The NASA Alumni League is deeply concerned about the trends in the NASA budget and its negative implications to our country's international pre-eminence in science and technology. Recent events make clear that NASA's budget will not be sufficient to meet current and projected funding requirements for core NASA programs. This budget crisis impacts three national issues: US commercial competitiveness, our international prestige, and the state of science and technology education in our Country.
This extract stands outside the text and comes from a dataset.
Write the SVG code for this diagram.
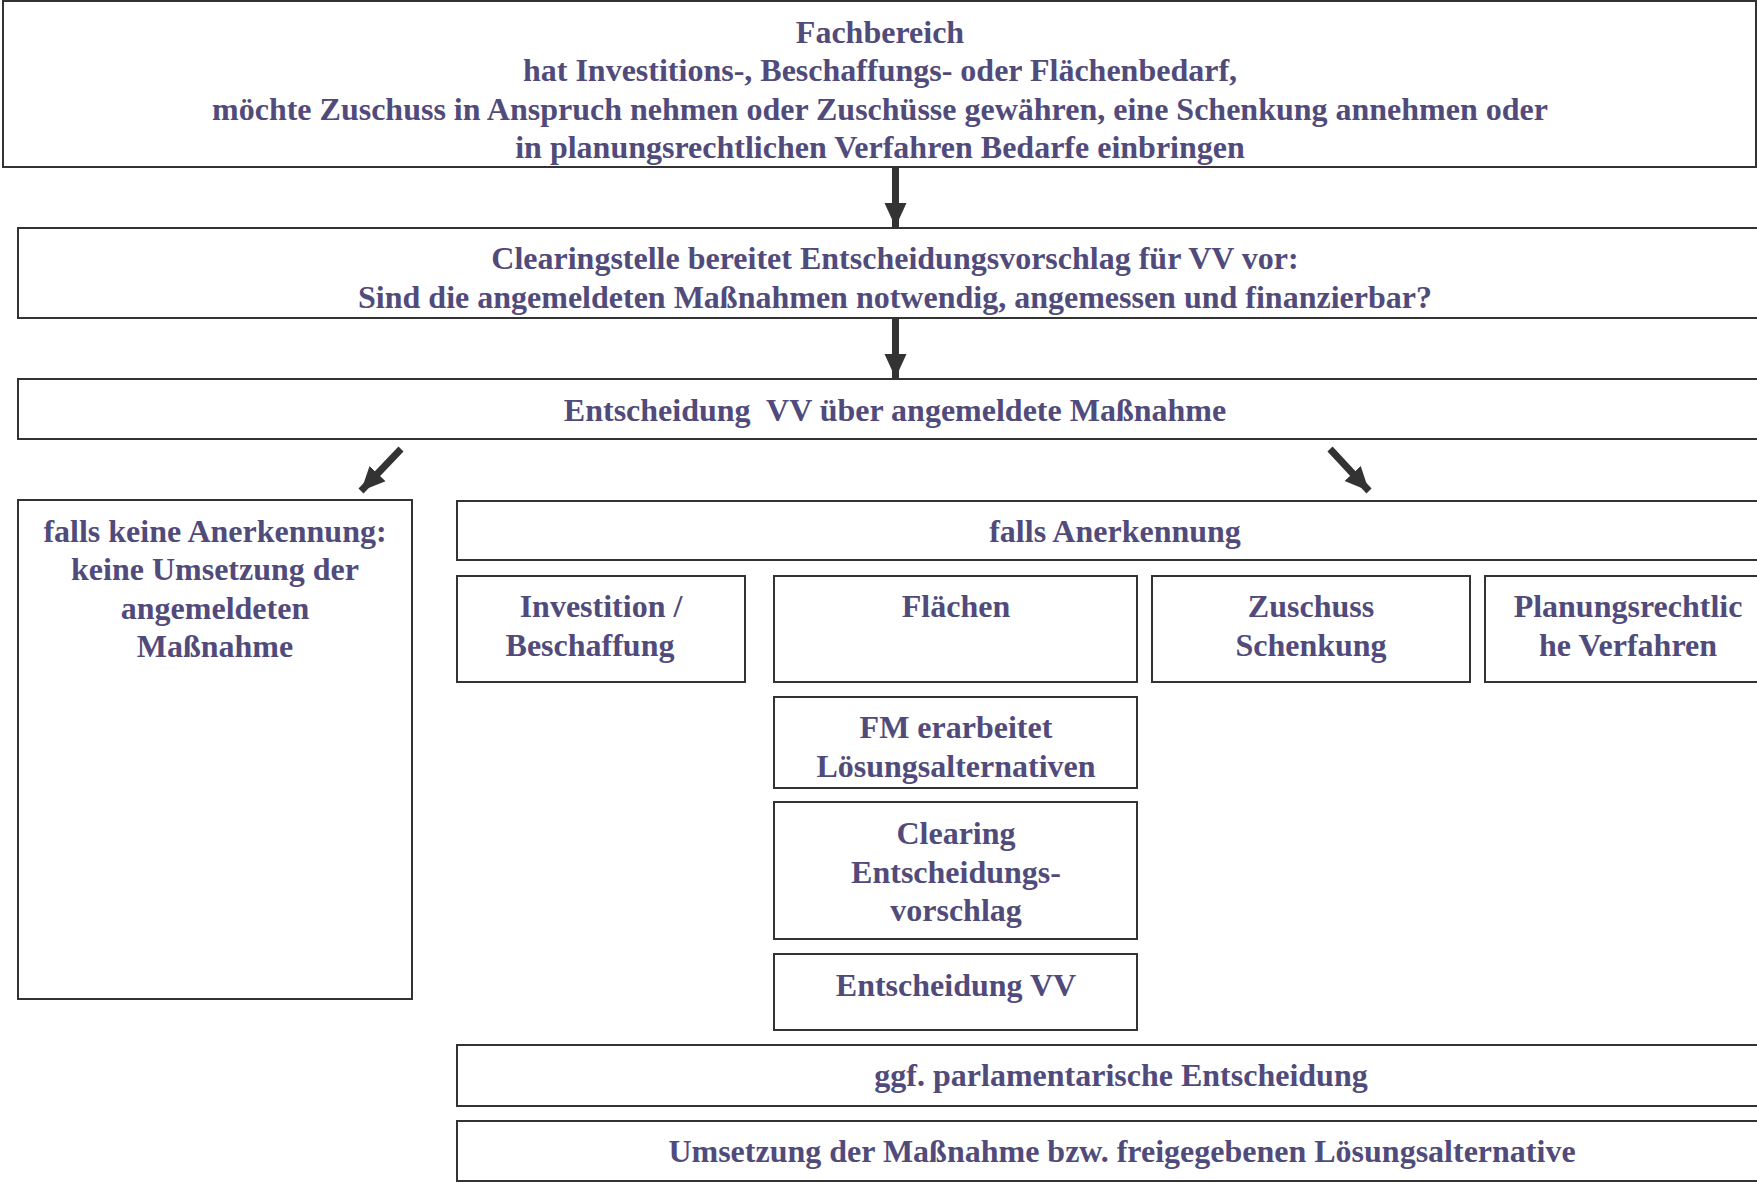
<svg xmlns="http://www.w3.org/2000/svg" width="1757" height="1183" viewBox="0 0 1757 1183">
<style>
.box{fill:#fff;stroke:#333;stroke-width:2}
.t{font-family:"Liberation Serif","Times New Roman",serif;font-weight:bold;font-size:32px;fill:#514b7b;text-anchor:middle}
.arr{stroke:#333;stroke-width:7;fill:none}
</style>
<defs>
<marker id="ah" markerUnits="userSpaceOnUse" markerWidth="24" markerHeight="24" viewBox="0 0 24 24" refX="24" refY="12" orient="auto">
<path d="M0,1 L24,12 L0,23 Z" fill="#333"/>
</marker>
</defs>
<rect width="1757" height="1183" fill="#fff"/>
<g id="n-fachbereich">
<rect class="box" x="3" y="1" width="1753" height="166"/>
<text class="t" x="880" y="43">Fachbereich</text>
<text class="t" x="880" y="81">hat Investitions-, Beschaffungs- oder Flächenbedarf,</text>
<text class="t" x="880" y="120">möchte Zuschuss in Anspruch nehmen oder Zuschüsse gewähren, eine Schenkung annehmen oder</text>
<text class="t" x="880" y="158">in planungsrechtlichen Verfahren Bedarfe einbringen</text>
</g>
<g id="n-clearingstelle">
<rect class="box" x="18" y="228" width="1760" height="90"/>
<text class="t" x="895" y="269">Clearingstelle bereitet Entscheidungsvorschlag für VV vor:</text>
<text class="t" x="895" y="308">Sind die angemeldeten Maßnahmen notwendig, angemessen und finanzierbar?</text>
</g>
<g id="n-entscheidung">
<rect class="box" x="18" y="379" width="1760" height="60"/>
<text class="t" x="895" y="421" xml:space="preserve">Entscheidung  VV über angemeldete Maßnahme</text>
</g>
<g id="n-keine">
<rect class="box" x="18" y="500" width="394" height="499"/>
<text class="t" x="215" y="542">falls keine Anerkennung:</text>
<text class="t" x="215" y="580">keine Umsetzung der</text>
<text class="t" x="215" y="619">angemeldeten</text>
<text class="t" x="215" y="657">Maßnahme</text>
</g>
<g id="n-anerkennung">
<rect class="box" x="457" y="501" width="1320" height="59"/>
<text class="t" x="1115" y="542">falls Anerkennung</text>
</g>
<g id="n-investition">
<rect class="box" x="457" y="576" width="288" height="106"/>
<text class="t" x="601" y="617">Investition /</text>
<text class="t" x="590" y="656">Beschaffung</text>
</g>
<g id="n-flaechen">
<rect class="box" x="774" y="576" width="363" height="106"/>
<text class="t" x="956" y="617">Flächen</text>
</g>
<g id="n-zuschuss">
<rect class="box" x="1152" y="576" width="318" height="106"/>
<text class="t" x="1311" y="617">Zuschuss</text>
<text class="t" x="1311" y="656">Schenkung</text>
</g>
<g id="n-planung">
<rect class="box" x="1485" y="576" width="290" height="106"/>
<text class="t" x="1628" y="617">Planungsrechtlic</text>
<text class="t" x="1628" y="656">he Verfahren</text>
</g>
<g id="n-fm">
<rect class="box" x="774" y="697" width="363" height="91"/>
<text class="t" x="956" y="738">FM erarbeitet</text>
<text class="t" x="956" y="777">Lösungsalternativen</text>
</g>
<g id="n-clearing">
<rect class="box" x="774" y="802" width="363" height="137"/>
<text class="t" x="956" y="844">Clearing</text>
<text class="t" x="956" y="883">Entscheidungs-</text>
<text class="t" x="956" y="921">vorschlag</text>
</g>
<g id="n-entscheidung-vv">
<rect class="box" x="774" y="954" width="363" height="76"/>
<text class="t" x="956" y="996">Entscheidung VV</text>
</g>
<g id="n-parlament">
<rect class="box" x="457" y="1045" width="1320" height="61"/>
<text class="t" x="1121" y="1086">ggf. parlamentarische Entscheidung</text>
</g>
<g id="n-umsetzung">
<rect class="box" x="457" y="1121" width="1320" height="60"/>
<text class="t" x="1122" y="1162">Umsetzung der Maßnahme bzw. freigegebenen Lösungsalternative</text>
</g>
<g id="connectors">
<line class="arr" x1="895.5" y1="168" x2="895.5" y2="227" marker-end="url(#ah)"/>
<line class="arr" x1="895.5" y1="319" x2="895.5" y2="378" marker-end="url(#ah)"/>
<line class="arr" x1="401" y1="449" x2="361" y2="491" marker-end="url(#ah)"/>
<line class="arr" x1="1330" y1="449" x2="1369" y2="491" marker-end="url(#ah)"/>
</g>
</svg>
We believe that all of NASA's programs are so important to the future well being of the nation that the needed funding should be provided by Congress and the Administration beginning with FY 2007. We believe that an addition of at least $2 billion per year is required for NASA to adequately carry out all of its missions, and that NASA must take the time to fully understand what is required to return humans to the Moon and develop the capability for future Mars exploration.
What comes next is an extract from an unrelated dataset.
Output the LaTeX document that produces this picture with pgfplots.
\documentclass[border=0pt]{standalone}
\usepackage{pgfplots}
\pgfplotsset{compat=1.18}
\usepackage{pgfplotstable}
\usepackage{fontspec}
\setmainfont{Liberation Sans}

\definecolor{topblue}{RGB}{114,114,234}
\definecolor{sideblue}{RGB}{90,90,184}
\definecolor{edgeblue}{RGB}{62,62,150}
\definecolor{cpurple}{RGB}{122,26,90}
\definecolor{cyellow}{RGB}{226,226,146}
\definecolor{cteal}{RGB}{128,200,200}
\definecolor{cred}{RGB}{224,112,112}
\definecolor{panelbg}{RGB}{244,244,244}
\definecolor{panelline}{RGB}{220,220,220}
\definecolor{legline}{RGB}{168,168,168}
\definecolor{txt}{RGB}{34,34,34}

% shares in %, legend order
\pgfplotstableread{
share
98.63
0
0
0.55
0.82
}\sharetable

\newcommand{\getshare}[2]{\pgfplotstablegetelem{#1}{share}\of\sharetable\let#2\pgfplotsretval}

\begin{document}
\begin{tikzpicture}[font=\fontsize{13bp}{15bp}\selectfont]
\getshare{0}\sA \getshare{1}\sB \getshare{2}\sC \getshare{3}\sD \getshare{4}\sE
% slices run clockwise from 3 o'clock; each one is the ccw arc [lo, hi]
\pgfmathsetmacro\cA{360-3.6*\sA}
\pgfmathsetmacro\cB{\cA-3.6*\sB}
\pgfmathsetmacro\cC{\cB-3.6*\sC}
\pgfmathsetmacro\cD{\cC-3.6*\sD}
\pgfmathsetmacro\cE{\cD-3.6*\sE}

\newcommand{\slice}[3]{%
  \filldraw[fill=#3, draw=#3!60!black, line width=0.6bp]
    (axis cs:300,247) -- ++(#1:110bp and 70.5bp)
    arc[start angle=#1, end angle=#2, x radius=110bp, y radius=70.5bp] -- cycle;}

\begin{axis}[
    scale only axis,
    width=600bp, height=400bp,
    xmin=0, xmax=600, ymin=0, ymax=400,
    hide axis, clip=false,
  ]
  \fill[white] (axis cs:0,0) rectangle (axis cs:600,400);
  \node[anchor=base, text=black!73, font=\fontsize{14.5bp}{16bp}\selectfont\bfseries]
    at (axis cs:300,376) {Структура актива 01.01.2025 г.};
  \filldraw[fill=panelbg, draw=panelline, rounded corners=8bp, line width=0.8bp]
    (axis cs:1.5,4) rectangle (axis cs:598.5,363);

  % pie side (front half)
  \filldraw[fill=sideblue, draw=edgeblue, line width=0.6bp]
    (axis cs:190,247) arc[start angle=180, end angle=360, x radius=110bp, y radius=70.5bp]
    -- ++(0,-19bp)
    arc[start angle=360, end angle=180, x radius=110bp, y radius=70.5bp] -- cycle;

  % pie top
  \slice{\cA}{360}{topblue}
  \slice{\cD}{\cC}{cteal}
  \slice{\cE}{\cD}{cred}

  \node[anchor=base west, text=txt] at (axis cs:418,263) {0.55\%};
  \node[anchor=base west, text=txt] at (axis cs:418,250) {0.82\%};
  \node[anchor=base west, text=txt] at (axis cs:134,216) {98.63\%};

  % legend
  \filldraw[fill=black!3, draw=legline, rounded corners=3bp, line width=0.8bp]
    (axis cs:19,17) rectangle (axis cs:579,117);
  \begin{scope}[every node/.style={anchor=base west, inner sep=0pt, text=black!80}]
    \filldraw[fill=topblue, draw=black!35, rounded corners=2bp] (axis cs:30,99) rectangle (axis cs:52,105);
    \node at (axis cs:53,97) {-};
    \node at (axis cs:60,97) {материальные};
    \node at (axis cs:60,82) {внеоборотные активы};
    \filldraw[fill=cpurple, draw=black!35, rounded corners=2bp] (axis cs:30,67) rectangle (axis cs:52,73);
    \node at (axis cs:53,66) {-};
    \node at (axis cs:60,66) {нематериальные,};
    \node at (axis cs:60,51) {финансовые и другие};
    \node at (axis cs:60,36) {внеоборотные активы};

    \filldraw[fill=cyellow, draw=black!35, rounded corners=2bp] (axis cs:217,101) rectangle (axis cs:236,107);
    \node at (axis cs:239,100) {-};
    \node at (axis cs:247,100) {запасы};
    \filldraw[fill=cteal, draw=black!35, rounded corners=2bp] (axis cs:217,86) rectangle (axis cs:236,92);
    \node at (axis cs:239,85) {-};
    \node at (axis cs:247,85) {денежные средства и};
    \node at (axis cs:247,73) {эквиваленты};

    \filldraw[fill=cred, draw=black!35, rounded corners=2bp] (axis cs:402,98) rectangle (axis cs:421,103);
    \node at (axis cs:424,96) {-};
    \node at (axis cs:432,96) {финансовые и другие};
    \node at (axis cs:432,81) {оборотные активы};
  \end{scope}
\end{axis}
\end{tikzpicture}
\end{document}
However, whatever its funding level, NASA must maintain a balanced program that meets the most critical national needs in aeronautics research, science and applications, and exploration. If the required funding cannot be provided, NASA should slow the pace of space exploration in order to maintain the Nation's world-class standing and position of leadership in aeronautics, and science because these are important underpinnings of our national competitiveness, and provide the basis for our ability to wisely explore Mars.

In keeping with the above, we recommend the following priorities for NASA:

  • NASA must replace the aging Space Shuttle as soon as possible. There is a dangerous gap between Shuttle retirement in 2010 and the Crew Exploration Vehicle availability in 2014. Depending on the Russians for space transportation to the Space Station and for other missions over a four-year time gap is costly and inappropriate, particularly with potential Shuttle problems, stretches in contractor schedules and funding uncertainties that could widen this gap.
  • The International Space Station should be utilized to its full potential. This was a huge investment by the U.S. and our international partners. U.S. scientists and technologists should harvest the scientific and technical payoffs that can come from our investments.
  • NASA's aeronautics program must be restored and maintained at a level sufficient for world leadership. Emphasis in the restored program must be on re-engaging U.S. industry and the nation's universities as vital partners in the effort. The additional budget cuts proposed for FY 2007 should not be allowed. A minimum amount equal to the FY 2006 appropriation of about $960 million should be provided, and a fully restored program should be achieved within three years. The congressionally mandated industry/academia study published by the National Institute of Aerospace in April 2005 indicates that a total program of about $1.5 billion per year is required to regain U.S. leadership.
  • NASA's planned science and applications programs should be fully funded to the maximum extent possible. Included within these programs should be the Hubble Space Telescope repair mission.
  • The Moon/Mars exploration program should proceed on a "go as you can pay" basis without sacrifice to NASA's aeronautics, and space and applications programs. It is vital that the program be paced to retire risk and provide the technologies necessary for successful human exploration of Mars.

We recommend that Congress request a Comprehensive Long-range NASA Plan for Administration and Congressional consideration reflecting the priorities as outlined. Missions are to be stated and realistic estimates should be provided through mission accomplishment. Collaboration within the U.S. and with international partners must be considered in developing this overall NASA Plan.

We urge Congress to adjust the NASA FY07 budget to include the above recommended program priorities and review its overall adequacy to meet the critical NASA needs. We hope you will agree that even with the recommended reprioritization, it is greatly underfunded.

Your leadership will rekindle a vibrant NASA. In turn it will have a powerful impact on our Nation's competitiveness, help restore international prestige in science and technology, and provide strong encouragement for technical education in our country.

We would like to meet with you for detailed discussions and to address questions you might have.